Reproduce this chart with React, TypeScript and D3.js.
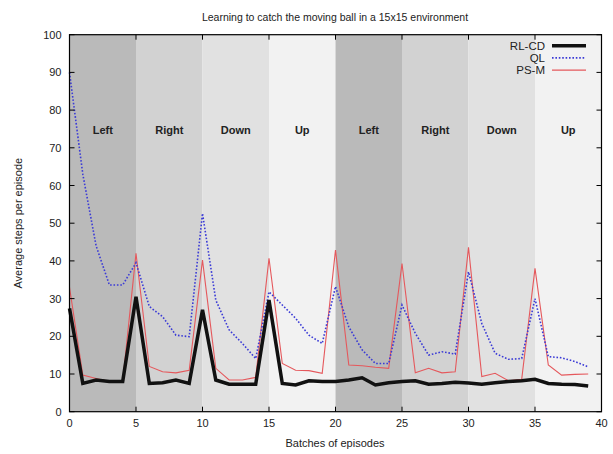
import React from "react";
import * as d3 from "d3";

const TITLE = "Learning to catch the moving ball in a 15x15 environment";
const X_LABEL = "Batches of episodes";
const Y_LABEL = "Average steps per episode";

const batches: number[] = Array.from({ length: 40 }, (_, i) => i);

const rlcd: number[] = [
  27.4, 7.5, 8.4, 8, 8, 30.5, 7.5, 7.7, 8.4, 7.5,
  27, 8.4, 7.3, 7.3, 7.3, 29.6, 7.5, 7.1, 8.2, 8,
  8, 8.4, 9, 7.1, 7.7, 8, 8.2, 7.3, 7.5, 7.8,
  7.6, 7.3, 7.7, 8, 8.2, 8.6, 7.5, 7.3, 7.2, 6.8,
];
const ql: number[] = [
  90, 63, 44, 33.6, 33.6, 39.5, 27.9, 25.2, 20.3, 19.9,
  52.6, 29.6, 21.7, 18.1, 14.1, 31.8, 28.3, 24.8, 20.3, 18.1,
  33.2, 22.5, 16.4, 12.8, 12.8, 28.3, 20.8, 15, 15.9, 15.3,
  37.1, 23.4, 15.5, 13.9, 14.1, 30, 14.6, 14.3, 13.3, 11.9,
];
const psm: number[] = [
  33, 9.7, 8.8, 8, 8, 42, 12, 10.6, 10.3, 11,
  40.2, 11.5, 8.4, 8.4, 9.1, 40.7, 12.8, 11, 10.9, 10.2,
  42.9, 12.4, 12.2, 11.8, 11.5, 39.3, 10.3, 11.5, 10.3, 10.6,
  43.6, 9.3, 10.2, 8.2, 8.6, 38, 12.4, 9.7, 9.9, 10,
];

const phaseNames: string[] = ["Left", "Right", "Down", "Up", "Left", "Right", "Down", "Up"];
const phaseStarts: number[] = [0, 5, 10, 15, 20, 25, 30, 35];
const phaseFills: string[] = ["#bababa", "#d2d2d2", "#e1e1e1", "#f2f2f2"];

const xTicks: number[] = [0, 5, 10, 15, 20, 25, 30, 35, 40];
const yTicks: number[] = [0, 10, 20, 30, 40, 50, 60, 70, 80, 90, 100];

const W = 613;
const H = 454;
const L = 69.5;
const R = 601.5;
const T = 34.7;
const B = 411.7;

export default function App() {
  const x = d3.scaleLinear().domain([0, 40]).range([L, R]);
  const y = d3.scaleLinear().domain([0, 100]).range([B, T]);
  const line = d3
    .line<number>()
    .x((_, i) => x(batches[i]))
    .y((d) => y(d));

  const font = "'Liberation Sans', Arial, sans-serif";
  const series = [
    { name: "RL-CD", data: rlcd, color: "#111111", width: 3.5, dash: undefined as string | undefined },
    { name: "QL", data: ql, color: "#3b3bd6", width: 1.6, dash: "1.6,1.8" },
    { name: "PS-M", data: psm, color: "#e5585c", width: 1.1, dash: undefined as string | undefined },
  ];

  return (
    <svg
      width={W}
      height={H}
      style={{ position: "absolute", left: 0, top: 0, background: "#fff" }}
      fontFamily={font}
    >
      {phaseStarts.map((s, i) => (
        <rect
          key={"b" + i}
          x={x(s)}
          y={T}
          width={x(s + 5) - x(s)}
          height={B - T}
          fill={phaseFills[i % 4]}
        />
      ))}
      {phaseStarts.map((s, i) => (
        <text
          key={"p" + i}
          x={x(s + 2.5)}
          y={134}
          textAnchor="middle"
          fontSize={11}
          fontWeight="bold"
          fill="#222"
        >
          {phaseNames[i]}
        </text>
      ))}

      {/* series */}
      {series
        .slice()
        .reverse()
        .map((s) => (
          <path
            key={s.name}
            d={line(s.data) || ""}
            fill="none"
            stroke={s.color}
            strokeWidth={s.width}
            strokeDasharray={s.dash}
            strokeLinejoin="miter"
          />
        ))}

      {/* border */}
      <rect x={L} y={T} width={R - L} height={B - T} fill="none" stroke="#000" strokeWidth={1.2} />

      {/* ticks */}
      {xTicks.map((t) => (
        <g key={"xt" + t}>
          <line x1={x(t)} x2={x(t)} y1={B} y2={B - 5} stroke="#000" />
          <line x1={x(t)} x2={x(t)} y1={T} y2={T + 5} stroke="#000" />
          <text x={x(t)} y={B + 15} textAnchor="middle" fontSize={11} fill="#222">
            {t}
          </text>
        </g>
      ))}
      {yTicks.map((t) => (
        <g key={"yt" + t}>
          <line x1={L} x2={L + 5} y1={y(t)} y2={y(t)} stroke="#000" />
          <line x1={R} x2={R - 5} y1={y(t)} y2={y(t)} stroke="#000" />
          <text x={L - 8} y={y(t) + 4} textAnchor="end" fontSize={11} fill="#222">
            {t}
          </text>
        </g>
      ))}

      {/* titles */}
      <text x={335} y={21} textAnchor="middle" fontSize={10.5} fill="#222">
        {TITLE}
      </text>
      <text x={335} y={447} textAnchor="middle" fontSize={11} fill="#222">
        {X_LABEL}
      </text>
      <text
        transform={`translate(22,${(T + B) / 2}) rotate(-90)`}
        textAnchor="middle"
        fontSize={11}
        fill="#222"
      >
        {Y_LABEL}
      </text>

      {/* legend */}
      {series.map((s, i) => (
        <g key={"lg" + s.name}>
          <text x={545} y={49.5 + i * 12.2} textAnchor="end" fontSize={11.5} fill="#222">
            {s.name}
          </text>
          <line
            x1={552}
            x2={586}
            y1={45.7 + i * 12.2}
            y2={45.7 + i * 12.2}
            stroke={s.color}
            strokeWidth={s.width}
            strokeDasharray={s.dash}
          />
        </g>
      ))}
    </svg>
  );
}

▶ Your objective: Output the lines above in full and exactly as given, omitting any pictures.

▶ Response to the exercise:
Reproduce this chart with React, TypeScript and D3.js.
import React from "react";
import * as d3 from "d3";

const TITLE = "Learning to catch the moving ball in a 15x15 environment";
const X_LABEL = "Batches of episodes";
const Y_LABEL = "Average steps per episode";

const batches: number[] = Array.from({ length: 40 }, (_, i) => i);

const rlcd: number[] = [
  27.4, 7.5, 8.4, 8, 8, 30.5, 7.5, 7.7, 8.4, 7.5,
  27, 8.4, 7.3, 7.3, 7.3, 29.6, 7.5, 7.1, 8.2, 8,
  8, 8.4, 9, 7.1, 7.7, 8, 8.2, 7.3, 7.5, 7.8,
  7.6, 7.3, 7.7, 8, 8.2, 8.6, 7.5, 7.3, 7.2, 6.8,
];
const ql: number[] = [
  90, 63, 44, 33.6, 33.6, 39.5, 27.9, 25.2, 20.3, 19.9,
  52.6, 29.6, 21.7, 18.1, 14.1, 31.8, 28.3, 24.8, 20.3, 18.1,
  33.2, 22.5, 16.4, 12.8, 12.8, 28.3, 20.8, 15, 15.9, 15.3,
  37.1, 23.4, 15.5, 13.9, 14.1, 30, 14.6, 14.3, 13.3, 11.9,
];
const psm: number[] = [
  33, 9.7, 8.8, 8, 8, 42, 12, 10.6, 10.3, 11,
  40.2, 11.5, 8.4, 8.4, 9.1, 40.7, 12.8, 11, 10.9, 10.2,
  42.9, 12.4, 12.2, 11.8, 11.5, 39.3, 10.3, 11.5, 10.3, 10.6,
  43.6, 9.3, 10.2, 8.2, 8.6, 38, 12.4, 9.7, 9.9, 10,
];

const phaseNames: string[] = ["Left", "Right", "Down", "Up", "Left", "Right", "Down", "Up"];
const phaseStarts: number[] = [0, 5, 10, 15, 20, 25, 30, 35];
const phaseFills: string[] = ["#bababa", "#d2d2d2", "#e1e1e1", "#f2f2f2"];

const xTicks: number[] = [0, 5, 10, 15, 20, 25, 30, 35, 40];
const yTicks: number[] = [0, 10, 20, 30, 40, 50, 60, 70, 80, 90, 100];

const W = 613;
const H = 454;
const L = 69.5;
const R = 601.5;
const T = 34.7;
const B = 411.7;

export default function App() {
  const x = d3.scaleLinear().domain([0, 40]).range([L, R]);
  const y = d3.scaleLinear().domain([0, 100]).range([B, T]);
  const line = d3
    .line<number>()
    .x((_, i) => x(batches[i]))
    .y((d) => y(d));

  const font = "'Liberation Sans', Arial, sans-serif";
  const series = [
    { name: "RL-CD", data: rlcd, color: "#111111", width: 3.5, dash: undefined as string | undefined },
    { name: "QL", data: ql, color: "#3b3bd6", width: 1.6, dash: "1.6,1.8" },
    { name: "PS-M", data: psm, color: "#e5585c", width: 1.1, dash: undefined as string | undefined },
  ];

  return (
    <svg
      width={W}
      height={H}
      style={{ position: "absolute", left: 0, top: 0, background: "#fff" }}
      fontFamily={font}
    >
      {phaseStarts.map((s, i) => (
        <rect
          key={"b" + i}
          x={x(s)}
          y={T}
          width={x(s + 5) - x(s)}
          height={B - T}
          fill={phaseFills[i % 4]}
        />
      ))}
      {phaseStarts.map((s, i) => (
        <text
          key={"p" + i}
          x={x(s + 2.5)}
          y={134}
          textAnchor="middle"
          fontSize={11}
          fontWeight="bold"
          fill="#222"
        >
          {phaseNames[i]}
        </text>
      ))}

      {/* series */}
      {series
        .slice()
        .reverse()
        .map((s) => (
          <path
            key={s.name}
            d={line(s.data) || ""}
            fill="none"
            stroke={s.color}
            strokeWidth={s.width}
            strokeDasharray={s.dash}
            strokeLinejoin="miter"
          />
        ))}

      {/* border */}
      <rect x={L} y={T} width={R - L} height={B - T} fill="none" stroke="#000" strokeWidth={1.2} />

      {/* ticks */}
      {xTicks.map((t) => (
        <g key={"xt" + t}>
          <line x1={x(t)} x2={x(t)} y1={B} y2={B - 5} stroke="#000" />
          <line x1={x(t)} x2={x(t)} y1={T} y2={T + 5} stroke="#000" />
          <text x={x(t)} y={B + 15} textAnchor="middle" fontSize={11} fill="#222">
            {t}
          </text>
        </g>
      ))}
      {yTicks.map((t) => (
        <g key={"yt" + t}>
          <line x1={L} x2={L + 5} y1={y(t)} y2={y(t)} stroke="#000" />
          <line x1={R} x2={R - 5} y1={y(t)} y2={y(t)} stroke="#000" />
          <text x={L - 8} y={y(t) + 4} textAnchor="end" fontSize={11} fill="#222">
            {t}
          </text>
        </g>
      ))}

      {/* titles */}
      <text x={335} y={21} textAnchor="middle" fontSize={10.5} fill="#222">
        {TITLE}
      </text>
      <text x={335} y={447} textAnchor="middle" fontSize={11} fill="#222">
        {X_LABEL}
      </text>
      <text
        transform={`translate(22,${(T + B) / 2}) rotate(-90)`}
        textAnchor="middle"
        fontSize={11}
        fill="#222"
      >
        {Y_LABEL}
      </text>

      {/* legend */}
      {series.map((s, i) => (
        <g key={"lg" + s.name}>
          <text x={545} y={49.5 + i * 12.2} textAnchor="end" fontSize={11.5} fill="#222">
            {s.name}
          </text>
          <line
            x1={552}
            x2={586}
            y1={45.7 + i * 12.2}
            y2={45.7 + i * 12.2}
            stroke={s.color}
            strokeWidth={s.width}
            strokeDasharray={s.dash}
          />
        </g>
      ))}
    </svg>
  );
}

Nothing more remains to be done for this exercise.